Filming began October 10, 2011, in the medieval town of Carcassonne in southwest France, before moving to Cape Town, South Africa in December. Production designer Tom Hannam recreated parts of Carcassonne at Cape Town Film Studios. The set created for the series has been kept as a permanent structure at the studio. The cinematographer is Australian Robert Humphreys

The series has a total running time of 180 minutes and is split in two parts.

==Broadcast==
In the fall of 2012, the series aired on Showcase in Canada, AXN in Korea, TVCine in Portugal, and Canal + Film in Poland. It aired on Sat.1 in Germany, Channel 4 in the United Kingdom, 6ter in France, Telecinco in Spain, on SOHO in Australia and ORF in Austria during 2013, in Denmark on the DR1 TV station on 25/26 March 2013, and aired in the United States as a two-night event on The CW on May 22/23, 2014. It came back to U.S. television as a four-hour-long mini-series on SyFy on Wednesday, December 23, 2015. Labyrinth is distributed worldwide by Tandem.

==Reception==

Reviewing Labyrinth for The New York Times, Mike Hale gave it a negative assessment.
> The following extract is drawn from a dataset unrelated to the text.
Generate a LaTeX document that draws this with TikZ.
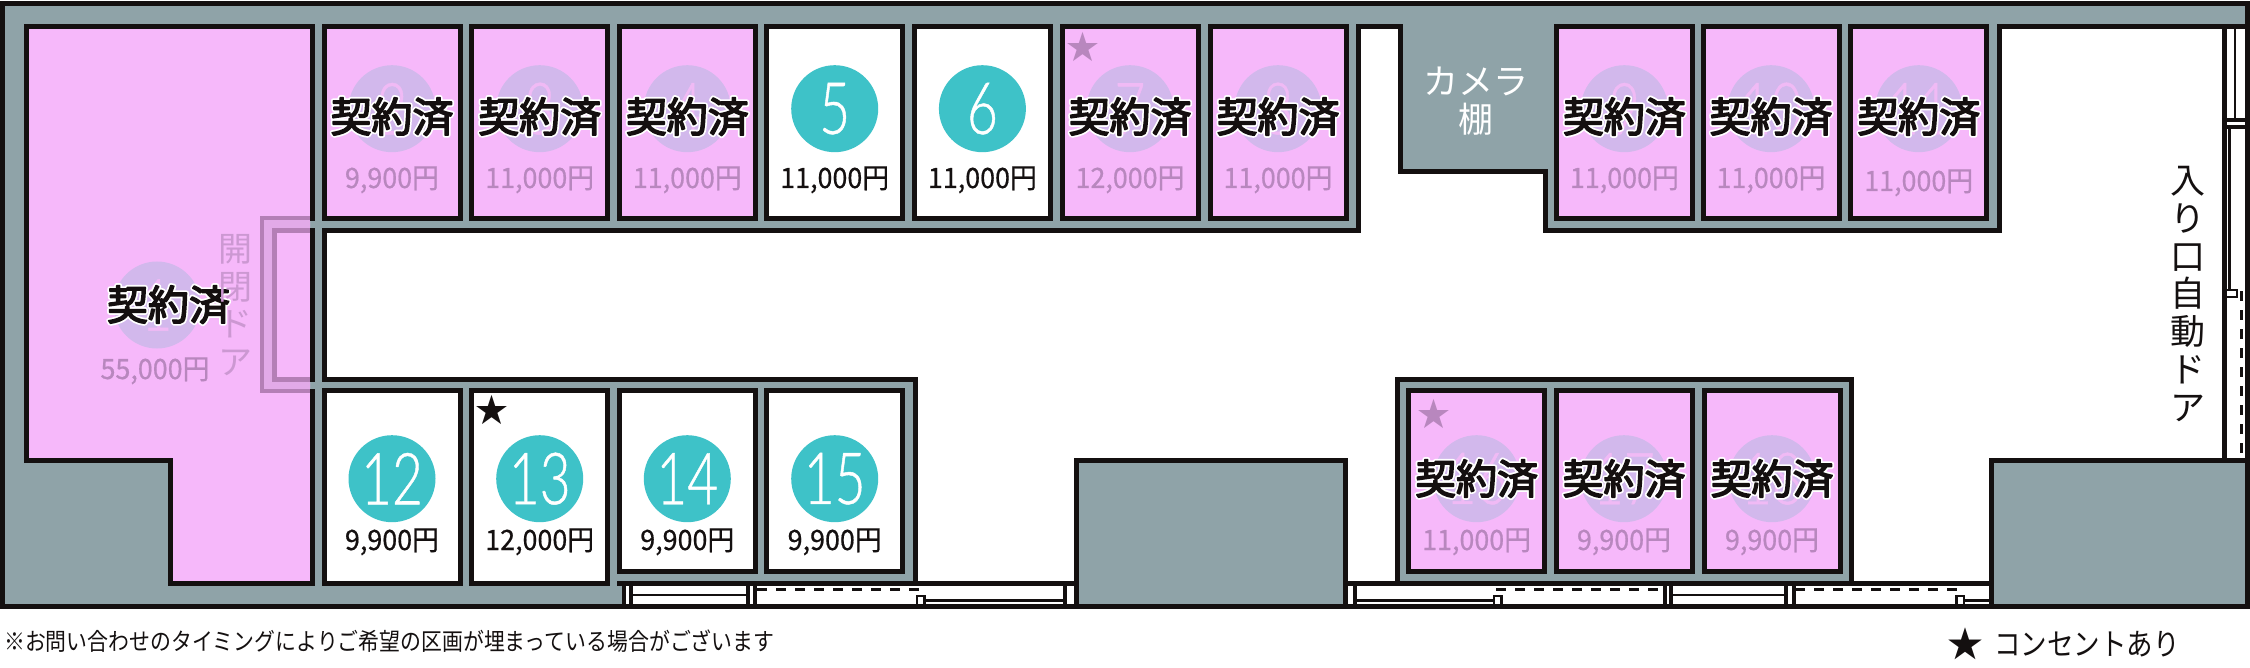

Hale stated "Always wanted to know more about Catharism and the Albigensian Crusade? After watching Labyrinth, you may actually know less." Hale added "Labyrinth is too plodding and literal to rise to the level of camp, which could have saved it. Some of the modern scenes have the advantage of location filming in Carcassonne, which helps distract you from the mostly indifferent performances." Reviewing Labyrinth for The Philadelphia Inquirer, David Hiltbrand praised the show. Hiltbrand said "Labyrinth is a challenging viewing proposition, demanding close attention and patience". Hiltbrand also said "There are excellent siege and battle scenes (particularly by TV standards). And the cast, which includes Tom Felton, Sebastian Stan, Katie McGrath, Tony Curran, John Lynch, and others, is large and appealing".